Paul B. Zafaralla for Sanaysay sa Iluko or Iluko Essay — “For his admirable essays, and criticism, that enabled him not only to advance Ilocano art and culture but put forward themes and subjects that have to do with the nation and the world. His studies served the recognition of the Filipino artist and the virtues of his own culture. In giving shape to a Filipino aesthetic, he has been able to demonstrate the rightful truth that it is not only art that may show and spread beauty but the dignity of the Filipino.

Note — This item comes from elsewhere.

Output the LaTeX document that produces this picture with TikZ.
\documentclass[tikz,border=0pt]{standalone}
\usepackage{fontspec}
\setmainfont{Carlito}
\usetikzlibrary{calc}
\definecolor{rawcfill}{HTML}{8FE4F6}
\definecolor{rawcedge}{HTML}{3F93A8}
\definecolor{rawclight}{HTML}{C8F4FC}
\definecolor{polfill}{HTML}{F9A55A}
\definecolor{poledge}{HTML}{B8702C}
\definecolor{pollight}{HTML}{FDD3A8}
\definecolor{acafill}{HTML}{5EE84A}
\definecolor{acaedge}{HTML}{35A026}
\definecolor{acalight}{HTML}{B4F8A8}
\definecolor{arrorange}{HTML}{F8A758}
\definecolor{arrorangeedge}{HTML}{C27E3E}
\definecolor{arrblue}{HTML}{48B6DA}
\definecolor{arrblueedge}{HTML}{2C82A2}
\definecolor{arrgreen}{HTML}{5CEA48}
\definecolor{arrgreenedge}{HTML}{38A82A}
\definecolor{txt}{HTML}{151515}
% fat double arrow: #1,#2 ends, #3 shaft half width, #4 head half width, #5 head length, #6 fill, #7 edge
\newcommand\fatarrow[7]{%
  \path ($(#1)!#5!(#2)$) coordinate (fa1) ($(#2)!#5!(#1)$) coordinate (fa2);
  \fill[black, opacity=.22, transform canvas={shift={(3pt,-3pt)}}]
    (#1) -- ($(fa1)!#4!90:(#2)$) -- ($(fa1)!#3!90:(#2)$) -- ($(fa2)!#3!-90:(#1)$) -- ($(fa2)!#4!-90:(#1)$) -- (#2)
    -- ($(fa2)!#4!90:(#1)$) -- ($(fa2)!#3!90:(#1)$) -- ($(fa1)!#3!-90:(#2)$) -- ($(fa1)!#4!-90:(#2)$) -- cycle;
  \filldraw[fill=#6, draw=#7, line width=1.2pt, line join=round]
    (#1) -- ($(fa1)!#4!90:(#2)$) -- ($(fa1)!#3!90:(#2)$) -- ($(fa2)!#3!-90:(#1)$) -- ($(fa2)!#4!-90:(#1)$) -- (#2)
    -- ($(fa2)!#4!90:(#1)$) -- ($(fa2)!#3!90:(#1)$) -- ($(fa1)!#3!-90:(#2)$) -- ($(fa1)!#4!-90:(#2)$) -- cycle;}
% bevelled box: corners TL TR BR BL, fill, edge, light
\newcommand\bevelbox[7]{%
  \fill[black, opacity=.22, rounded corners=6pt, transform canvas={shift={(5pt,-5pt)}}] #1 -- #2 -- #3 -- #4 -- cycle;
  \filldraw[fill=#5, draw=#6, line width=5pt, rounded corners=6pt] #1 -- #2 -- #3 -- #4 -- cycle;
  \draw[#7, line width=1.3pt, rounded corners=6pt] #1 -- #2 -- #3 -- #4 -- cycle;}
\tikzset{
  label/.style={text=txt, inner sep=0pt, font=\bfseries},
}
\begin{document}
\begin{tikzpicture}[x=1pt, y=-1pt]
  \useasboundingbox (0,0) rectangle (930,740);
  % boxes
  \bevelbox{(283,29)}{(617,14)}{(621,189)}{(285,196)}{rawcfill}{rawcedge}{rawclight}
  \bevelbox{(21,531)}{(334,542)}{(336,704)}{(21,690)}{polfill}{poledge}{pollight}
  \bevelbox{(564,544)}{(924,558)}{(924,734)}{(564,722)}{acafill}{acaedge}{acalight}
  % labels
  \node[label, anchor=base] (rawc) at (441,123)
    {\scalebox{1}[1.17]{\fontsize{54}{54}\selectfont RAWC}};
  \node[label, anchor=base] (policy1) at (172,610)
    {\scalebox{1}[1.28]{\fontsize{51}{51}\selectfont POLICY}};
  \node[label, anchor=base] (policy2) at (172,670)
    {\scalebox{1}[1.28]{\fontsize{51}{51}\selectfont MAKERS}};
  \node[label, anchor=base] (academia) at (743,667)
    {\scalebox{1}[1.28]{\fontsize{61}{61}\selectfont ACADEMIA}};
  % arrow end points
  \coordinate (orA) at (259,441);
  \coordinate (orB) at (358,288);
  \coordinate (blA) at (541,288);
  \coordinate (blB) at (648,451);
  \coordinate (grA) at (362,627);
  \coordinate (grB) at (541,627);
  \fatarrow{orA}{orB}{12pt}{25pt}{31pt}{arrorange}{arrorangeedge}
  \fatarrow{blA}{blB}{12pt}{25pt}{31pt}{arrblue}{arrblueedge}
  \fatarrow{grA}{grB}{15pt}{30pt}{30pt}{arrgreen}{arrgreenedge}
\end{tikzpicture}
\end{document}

In using the transformative agency of criticism, he has opened other paths to elevating the human condition.”

The 2009 Gawad Pedro Bucaneg was awarded to Heights, AdMU’s long-running literary journal, “Sa pagiging bukod-tanging Samahan sa Panitikan” — “For its long and persistent support for and encouragement of good writing and literature not only in-campus but in the national arena as well, during the last five decades and up to the present....” And the 2009 Gawad Pedro Bucaneg went to our fave guru Dr. Edna Z. Manlapaz, “Sa pagiging bukod-tanging Guro ng Panitikan” — “For her extraordinary and admirable knowledge of literature, language, and gender studies, along their breadths and depths, that pushed the envelope on the matter of opening minds and improving the humanness of many generations of students and teachers....” 

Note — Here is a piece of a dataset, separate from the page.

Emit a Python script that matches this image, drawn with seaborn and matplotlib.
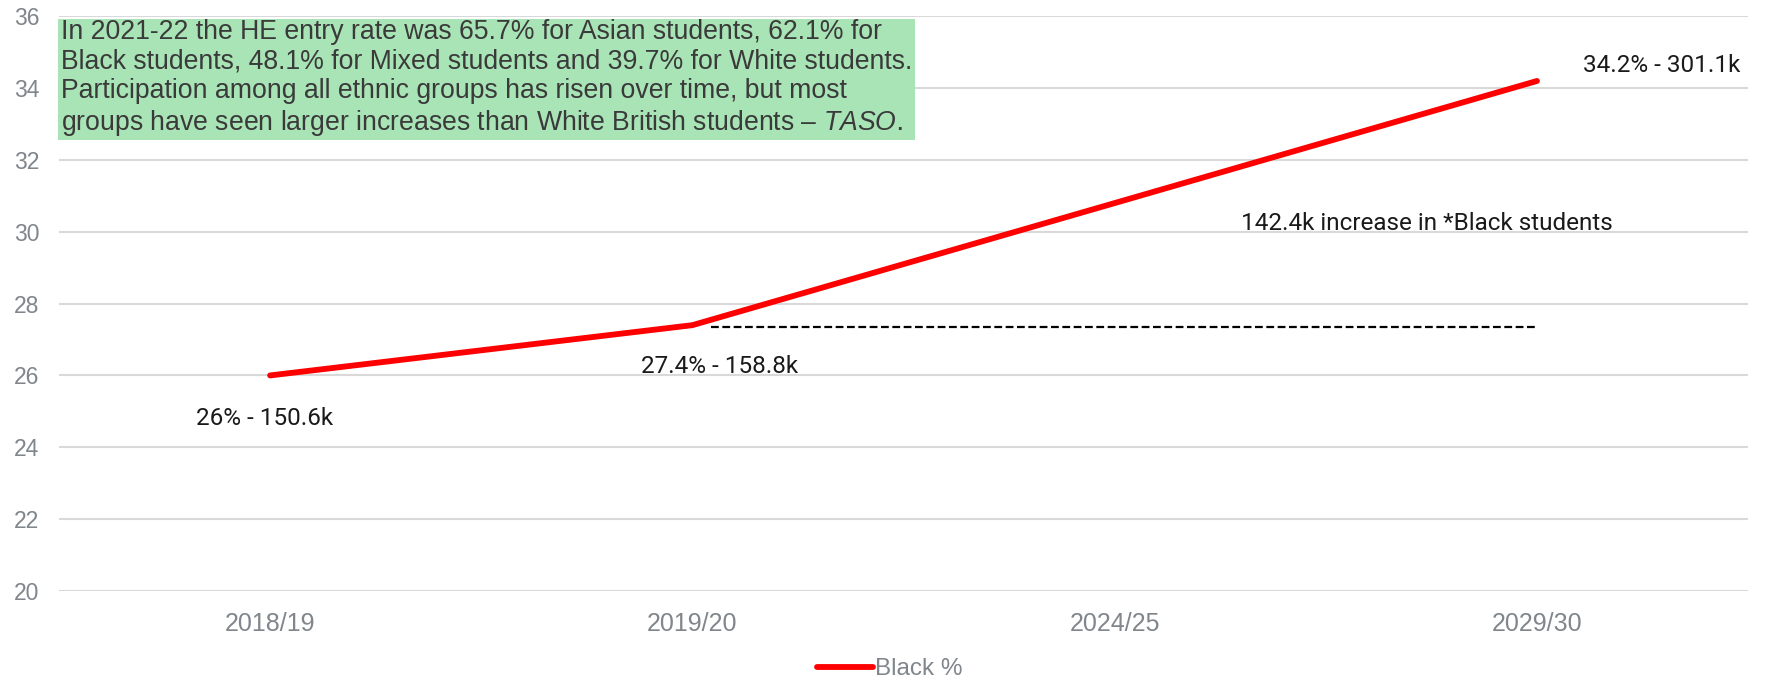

As for the 1st MTRCB Metro Manila Screenplay Awards, the seven student finalists are: Michelle Andrea L. del Rosario of DLSU; Patrick John R. Valencia of UST; Luigina Mari P. Jose of UP Diliman; Anne Margarita R. Teves of FEU; Maica Erika I. Catalan of Technological Institute of the Philippines; Cybelle V. Diones of Polytechnic University of the Philippines; and Mark Ryan G. Duron of Pamantasan ng Lungsod ng Maynila.

The first prize that is worth P30,000, second prize at P20,000, and two Honorable Mentions at P10,000 each will be givven as part of the 1st MTRCB TV Awards Night. All of the student-finalists are enjoined to attend the ceremonies, where they will receive their certificates and prizes, and have a chance to meet the players in the movie industry.